The niche world of county cricket commentary
The county cricket championship is under way, which means the return of the BBC's unique ball-by-ball coverage of every single game throughout the season.
With 18 teams split between two divisions, a total of 144 matches, six balls an over, numerous overs a day, and matches lasting for four days... well, the maths quickly gets out of hand. But that's a lot of balls - and that's not even counting T20 matches or other forms of the game.
The BBC's coverage of every single ball bowled in county cricket was introduced last year - until that only about half of matches had been covered - to a warm response, from what is a relatively niche audience.
County cricket may not be able to compete with football's dominance, but that has not hindered its global reach for listeners.
"We've had them from all over," says veteran commentator Dave Callaghan, who commentates on Yorkshire's games. "We've got regulars in Iceland and also Bulgaria, lots of people from America and Australia."
"People listen in from all kinds of crazy places," confirms Charles Runcie, head of sport for English Regions. "[We've] had people listening in the South China Sea and every imaginable place you could think of."
A shout-out from one commentator during a game last year garnered responses from listeners in 43 countries.
"Cricket fans are a hardy lot, especially county fans," observes Runcie. "They will hunt out the cricket coverage and they'll consume it - not even necessarily just for their own county."
The nature of the coverage also breeds greater familiarity between the commentators, the players and the fans - something that tends to get lost as the sports get bigger.A victory anthem
A regular "second voice" in the commentary box is just as likely to be a retired businessman in Middlesex, or a librarian in Warwickshire, as it is to be a current player in Yorkshire.
"You build a super relationship with the audience. We have one listener who is a big Yorkshire fan but moved down south some years ago," Callaghan tells Ariel. "He's a blind listener but he's a marvellous concert pianist and he will email us throughout the match - and when Yorkshire are getting close to a victory he goes onto his piano and composes a victory anthem."
Callaghan, who's been on the circuit for 32 years, even has a plaque in his living room sent from a listener in Sarasota, Florida, thanking him for his "professionalism and humour" over three decades of broadcasting.A logistical feat
Runcie heralds the commentators as "heroes". Covering every single match is "quite a logistical feat", he says, adding that it works "because of the resourcefulness and ingenuity of the commentators, who overcome a huge amount of challenges to do it".
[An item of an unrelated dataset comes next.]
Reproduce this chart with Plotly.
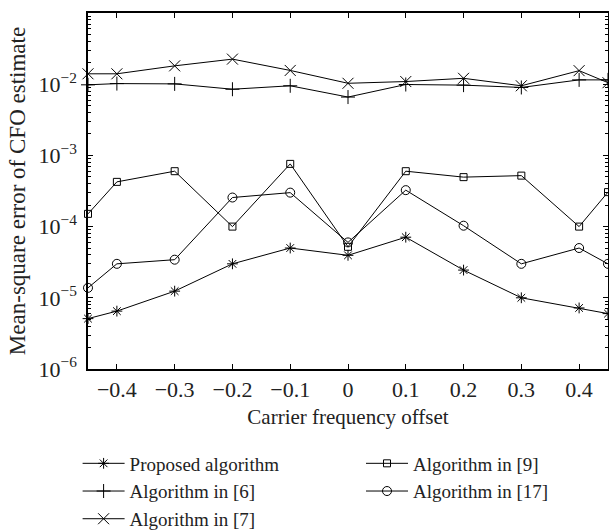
import plotly.graph_objects as go

# Carrier frequency offset (normalized) at which each estimator was evaluated
cfo = [-0.45, -0.4, -0.3, -0.2, -0.1, 0.0, 0.1, 0.2, 0.3, 0.4, 0.45]

# Mean-square error of the CFO estimate for each algorithm
mse_proposed = [5.1e-6, 6.5e-6, 1.24e-5, 3.0e-5, 5.0e-5, 3.95e-5, 7.1e-5, 2.45e-5, 1.0e-5, 7.2e-6, 6.0e-6]
mse_ref6 = [0.0098, 0.0102, 0.0101, 0.0085, 0.0095, 0.0066, 0.0099, 0.0097, 0.0090, 0.0115, 0.0115]
mse_ref7 = [0.0140, 0.0140, 0.0181, 0.0225, 0.0156, 0.0103, 0.0109, 0.0121, 0.0095, 0.0155, 0.0105]
mse_ref9 = [1.51e-4, 4.25e-4, 6.0e-4, 1.0e-4, 7.6e-4, 5.2e-5, 6.0e-4, 4.95e-4, 5.2e-4, 1.0e-4, 3.05e-4]
mse_ref17 = [1.38e-5, 3.0e-5, 3.43e-5, 2.56e-4, 3.0e-4, 6.0e-5, 3.25e-4, 1.03e-4, 3.0e-5, 5.0e-5, 3.0e-5]

x_ticks = [-0.4, -0.3, -0.2, -0.1, 0, 0.1, 0.2, 0.3, 0.4]
x_ticktext = ["\u22120.4", "\u22120.3", "\u22120.2", "\u22120.1", "0", "0.1", "0.2", "0.3", "0.4"]
y_exponents = [-6, -5, -4, -3, -2, -1]

FONT = "Liberation Serif"
INK = "#222222"
FS = 21

series = [
    ("Proposed algorithm", mse_proposed, "asterisk-open", 9, "legend"),
    ("Algorithm in [6]", mse_ref6, "cross-thin-open", 10, "legend"),
    ("Algorithm in [7]", mse_ref7, "x-thin-open", 11, "legend"),
    ("Algorithm in [9]", mse_ref9, "square-open", 7, "legend2"),
    ("Algorithm in [17]", mse_ref17, "circle-open", 9, "legend2"),
]

fig = go.Figure()
for name, values, symbol, size, leg in series:
    fig.add_trace(go.Scatter(
        x=cfo, y=values, name=name, mode="lines+markers",
        line=dict(color="black", width=1),
        marker=dict(symbol=symbol, size=size, color="black",
                    line=dict(color="black", width=1)),
        legend=leg, cliponaxis=False,
    ))

minor_vals = [m * 10.0 ** e for e in range(-6, -1) for m in range(2, 10)]

legend_style = dict(
    xanchor="left", yanchor="top",
    font=dict(family=FONT, size=19, color=INK),
    itemwidth=42, tracegroupgap=0, bgcolor="rgba(0,0,0,0)",
)

fig.update_layout(
    width=609, height=531,
    margin=dict(l=88, r=1, t=13, b=162, autoexpand=False),
    paper_bgcolor="white", plot_bgcolor="white",
    font=dict(family=FONT, size=FS, color=INK),
    showlegend=True,
    legend=dict(x=-0.02, y=-0.212, **legend_style),
    legend2=dict(x=0.525, y=-0.212, **legend_style),
    xaxis=dict(
        range=[-0.45, 0.45], tickvals=x_ticks, ticktext=x_ticktext,
        ticks="inside", ticklen=5, tickcolor="black", tickwidth=1,
        showline=True, linecolor="black", linewidth=1.5, mirror="allticks",
        showgrid=False, zeroline=False, automargin=False,
        tickfont=dict(family=FONT, size=22, color=INK),
        title=dict(text="Carrier frequency offset", standoff=8,
                   font=dict(family=FONT, size=FS, color=INK)),
    ),
    yaxis=dict(
        type="log", range=[-6, -1],
        tickvals=[10.0 ** e for e in y_exponents],
        ticktext=["10<sup>\u2212%d</sup>" % (-e) for e in y_exponents],
        ticks="inside", ticklen=5, tickcolor="black", tickwidth=1,
        ticklabelstandoff=5,
        minor=dict(tickvals=minor_vals, ticks="inside", ticklen=3,
                   tickcolor="black", tickwidth=1, showgrid=False),
        showline=True, linecolor="black", linewidth=1.5, mirror="allticks",
        showgrid=False, zeroline=False, automargin=False,
        tickfont=dict(family=FONT, size=22, color=INK),
        title=dict(text="Mean-square error of CFO estimate", standoff=6,
                   font=dict(family=FONT, size=23, color=INK)),
    ),
)

fig.write_html("out.html")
Not all grounds have the technical broadcasting capabilities of famous venues like Lords, says Runcie. Middlesex plays this year at Merchant Taylor's School, while in the past commentators have had to broadcast from Paul Getty's private cricket ground in the middle of an Oxfordshire forest. They somehow manage to make it work in what, Runcie says, are the "most unlikely venues".
With international Test cricket regularly described as under threat from T20's more glamorous bite-size imitation, in some ways it may have seemed an odd time to expand the coverage at county level.
But last year the commentaries were listened to 700,000 times. Impressive figures for something that exists only online and is not yet available on mobiles, apps or tablets.
"We need to crack that because it would double our audience," believes Runcie. "It's on the way but we're in a queue at the moment - but we'll get there."
The expanded ball-by-ball coverage proved to be something of a lucky omen for Northamptonshire, celebrating their first year of full commentary with promotion and a T20 victory.
"It's the one sport where there are many more people who follow it than are able to get to the games," says BBC Northamptonshire commentator Chris Egerton.
Even Australian player Trent Copeland - who played part of the season for Northants - was tuning in well past midnight in Sydney to follow his team's progress, recalls Egerton.
"I genuinely think it's here to stay. There's a demand for it, there is a demand from the game for it," he continues. "Our county scene provides just as vibrant cricket [as international cricket], it just needs that wider audience for it to be made more popular, and that's what we're doing on this service."